The village of Burrough was first recorded as burgh in the Domesday Book, although there was an Iron Age hill fort in the area over a thousand years earlier. The name burgh actually means a fortified place, so he village is named after the fort which rises high above it, looking out over the Leicestershire Countryside. At the time of the Domesday Survey there were three people who owned land here.

The first was Henry of Ferrers. He had control over 4 villagers, who had one plough, and also 1 smallholder. There was 20 acres of meadow worth 20s. The second landowner was Geoffrey of la Geurche who owned a small area of land worth 5 shillings. Finally, Herbert – one of the King’s servants, held land there, with 5 ploughs and 4 slaves. There were also 6 villagers and 5 smallholders with 2 ploughs, a mill, and 5 acres of meadow. The value was 30 shillings. The total value of land in Burrough was 55 shillings.

The hill fort at Burrough is well known in Leicestershire, and we will be doing a separate article about this soon. Despite being over two thousand years old, some of the mounds of these ramparts are over 20 feet high, and have a view over the whole of that area of the county.

The church is about 700 years old and still has its original font decorated with skulls and faces.
 
Burton Lazars
This is yet another village that was first recorded in the Domesday Survey, under the name of Burtone meaning the settlement by the fortified place. The second part of the name is named after the hospital of St Lazarus for Lepers, which was founded in 1135 in the village.

At the time of the Domesday Survey, Henry of Ferrers owned the village, and there was 1 plough in lordship, and 1 villager owned ½ a plough. There was 2 acres of meadow, and the total value was 10 shillings.
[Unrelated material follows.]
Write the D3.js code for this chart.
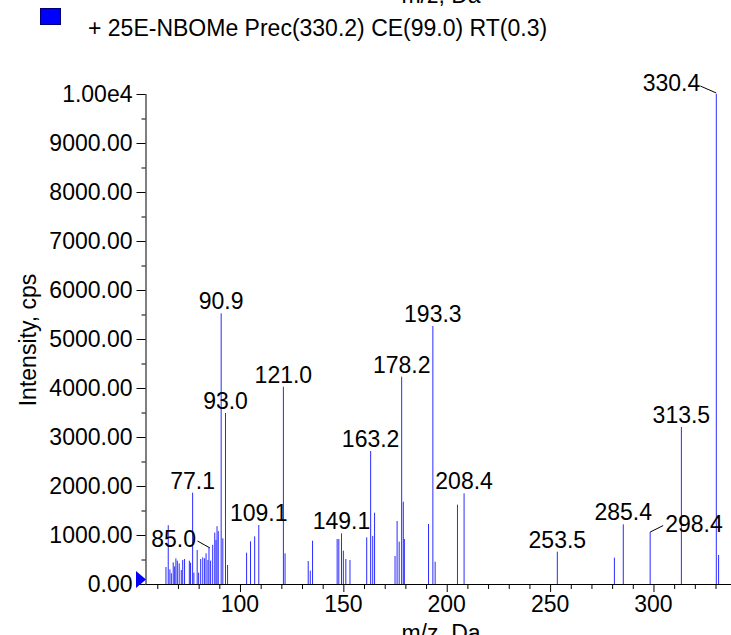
<!DOCTYPE html>
<html>
<head>
<meta charset="utf-8">
<script src="https://cdn.jsdelivr.net/npm/d3@7"></script>
<style>
  html, body { margin: 0; padding: 0; background: #fff; }
  svg { display: block; }
  text { font-family: "Liberation Sans", Arial, sans-serif; fill: #000; }
</style>
</head>
<body>
<svg id="chart" width="731" height="635"></svg>
<script>
// ---- data ----
const legendLabel = "+ 25E-NBOMe Prec(330.2) CE(99.0) RT(0.3)";
const xTitle = "m/z, Da";
const yTitle = "Intensity, cps";

const mz = [64.2, 65.3, 66.1, 66.8, 67.7, 68.4, 69.0, 69.7, 70.6, 71.6,
            72.3, 73.2, 75.5, 76.1, 77.1, 77.7, 79.3, 80.0, 81.0, 82.0,
            82.9, 83.6, 84.5, 85.0, 85.8, 86.8, 87.8, 88.4, 88.9, 89.5,
            90.9, 91.7, 93.0, 94.0, 103.2, 105.1, 107.1, 109.1, 121.0, 121.8,
            133.0, 134.0, 135.1, 147.0, 147.8, 149.1, 150.0, 151.2, 153.2, 161.3,
            163.2, 164.2, 165.1, 175.0, 176.0, 177.0, 178.2, 179.0, 179.5, 191.2,
            193.3, 194.4, 205.2, 208.4, 253.5, 281.1, 285.4, 298.4, 313.5, 330.4,
            331.5];
const intensity = [347, 1200, 299, 220, 442, 360, 524, 476, 420, 286,
                   490, 510, 476, 435, 1864, 231, 694, 231, 510, 544,
                   524, 626, 490, 735, 476, 800, 1050, 900, 1180, 1080,
                   5524, 932, 3490, 388, 639, 871, 973, 1204, 4027, 626,
                   469, 272, 884, 918, 918, 1034, 680, 510, 490, 952,
                   2714, 980, 1455, 571, 1286, 864, 4231, 1680, 918, 1224,
                   5265, 455, 1619, 1850, 660, 537, 1218, 1060, 3204, 10000,
                   592];

const labeledPeaks = [330.4, 90.9, 193.3, 178.2, 121.0, 93.0, 313.5, 163.2,
                      77.1, 208.4, 109.1, 285.4, 149.1, 298.4, 85.0, 253.5];

const xTickValues = [100, 150, 200, 250, 300];
const yTickValues = [0, 1000, 2000, 3000, 4000, 5000, 6000, 7000, 8000, 9000, 10000];
const yTickLabels = ["0.00", "1000.00", "2000.00", "3000.00", "4000.00", "5000.00",
                     "6000.00", "7000.00", "8000.00", "9000.00", "1.00e4"];

// ---- layout ----
const svg = d3.select("#chart");
const FS = 23;
const x = d3.scaleLinear().domain([54.3, 337.5]).range([145.5, 731]);
const y = d3.scaleLinear().domain([0, 10000]).range([584, 94]);

const peaks = mz.map((m, i) => ({ mz: m, v: intensity[i] }));

// bars
svg.append("g").selectAll("line").data(peaks).join("line")
  .attr("x1", d => x(d.mz)).attr("x2", d => x(d.mz))
  .attr("y1", y(0)).attr("y2", d => y(d.v))
  .attr("stroke", "#2b2bff").attr("stroke-width", 1);

// x axis
const xAxisG = svg.append("g").attr("transform", `translate(0,${y(0)})`);
xAxisG.call(d3.axisBottom(x).tickValues(d3.range(60, 337, 10)).tickSize(5).tickFormat(""))
  .call(g => g.select(".domain").remove());
xAxisG.selectAll(".tick line").filter(d => xTickValues.includes(d)).attr("y2", 8);
xAxisG.selectAll(".tick line").attr("stroke", "#000");
xAxisG.append("line").attr("x1", x.range()[0]).attr("x2", 731).attr("y1", 0.5).attr("y2", 0.5)
  .attr("stroke", "#000").attr("stroke-width", 1);
xAxisG.selectAll(".lbl").data(xTickValues).join("text").attr("class", "lbl")
  .attr("x", d => x(d)).attr("y", 28).attr("text-anchor", "middle")
  .style("font-size", FS + "px").text(d => d);

// y axis
const yAxisG = svg.append("g").attr("transform", `translate(${x.range()[0]},0)`);
yAxisG.call(d3.axisLeft(y).tickValues(d3.range(0, 10001, 500)).tickSize(4).tickFormat(""))
  .call(g => g.select(".domain").remove());
yAxisG.selectAll(".tick line").filter(d => d % 1000 === 0).attr("x2", -9);
yAxisG.selectAll(".tick line").attr("stroke", "#000");
yAxisG.append("line").attr("x1", 0.5).attr("x2", 0.5).attr("y1", y(10000)).attr("y2", y(0))
  .attr("stroke", "#000");
yAxisG.selectAll(".lbl").data(yTickValues).join("text").attr("class", "lbl")
  .attr("x", -13).attr("y", d => y(d) + 8).attr("text-anchor", "end")
  .style("font-size", FS + "px").text((d, i) => yTickLabels[i]);

// blue origin marker
svg.append("path")
  .attr("d", `M136,571 L136,588 L146,579.5 Z`)
  .attr("fill", "#0000ff");

// peak labels
const special = {
  "330.4": { dx: -16, dy: -3, anchor: "end", lead: [-16, -8, 0, -1] },
  "85.0":  { dx: -13, dy: -1, anchor: "end", lead: [-11.5, -7, 1, 0] },
  "298.4": { dx: 15, dy: 0, anchor: "start", lead: [0, 0, 13, -6.5] }
};
labeledPeaks.forEach(p => {
  const pk = peaks.find(d => d.mz === p);
  const bx = x(pk.mz), by = y(pk.v);
  const key = p.toFixed(1);
  const s = special[key];
  if (s) {
    svg.append("text").attr("x", bx + s.dx).attr("y", by + s.dy)
      .attr("text-anchor", s.anchor).style("font-size", FS + "px").text(key);
    svg.append("line")
      .attr("x1", bx + s.lead[0]).attr("y1", by + s.lead[1])
      .attr("x2", bx + s.lead[2]).attr("y2", by + s.lead[3])
      .attr("stroke", "#000").attr("stroke-width", 1);
  } else {
    svg.append("text").attr("x", bx).attr("y", by - 4)
      .attr("text-anchor", "middle").style("font-size", FS + "px").text(key);
  }
});

// titles (partly outside the captured frame, as in the reference)
svg.append("text").attr("x", 441).attr("y", 641).attr("text-anchor", "middle")
  .style("font-size", FS + "px").text(xTitle);
svg.append("text").attr("x", 441).attr("y", 3).attr("text-anchor", "middle")
  .style("font-size", FS + "px").text(xTitle);
svg.append("text").attr("transform", `translate(36,340) rotate(-90)`)
  .attr("text-anchor", "middle").style("font-size", FS + "px").text(yTitle);

// legend
svg.append("rect").attr("x", 40.5).attr("y", 8.5).attr("width", 20).attr("height", 16)
  .attr("fill", "#0000ff").attr("stroke", "#00007a").attr("stroke-width", 1);
svg.append("text").attr("x", 88).attr("y", 36).style("font-size", FS + "px").text(legendLabel);
</script>
</body>
</html>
Roger de Mowbray founded the leper hospital in 1135, but it has long since vanished. The village church still has 13th century arcades and the font is 500 years old.

 
Burton on the Wolds
This village was first recorded in the Domesday Book as Burtone. This means a settlement by a fortified place. The village is located in the Leicestershire Wolds. At the time of the Domesday Survey, the village was owned by Geoffrey of la Geurche, and he had 3 ploughs. There were 9 freemen with 4 ploughs, and 40 acres of meadow. There were 40 acres of meadow.

 
Burton Overy
Burton Overy was first recorded in the Domesday Book as Burtone meaning the settlement near to a fortified place. In 1229, the land was owned by Robert de Novereia, who gave his name to the village. At the time of the Domesday Survey, the land was owned by Hugh of Grantmesnil, and there were 3 ploughs and 8 slaves in lordship, as well as 15 villagers, 6 freemen, and 5 smallholders with 6 ploughs. There was 14 acres of meadow, and the total value was £6.

 

Bushby
This village was first recorded in the pipe rolls in 1175 as Buszebia meaning Butr’s Homestead.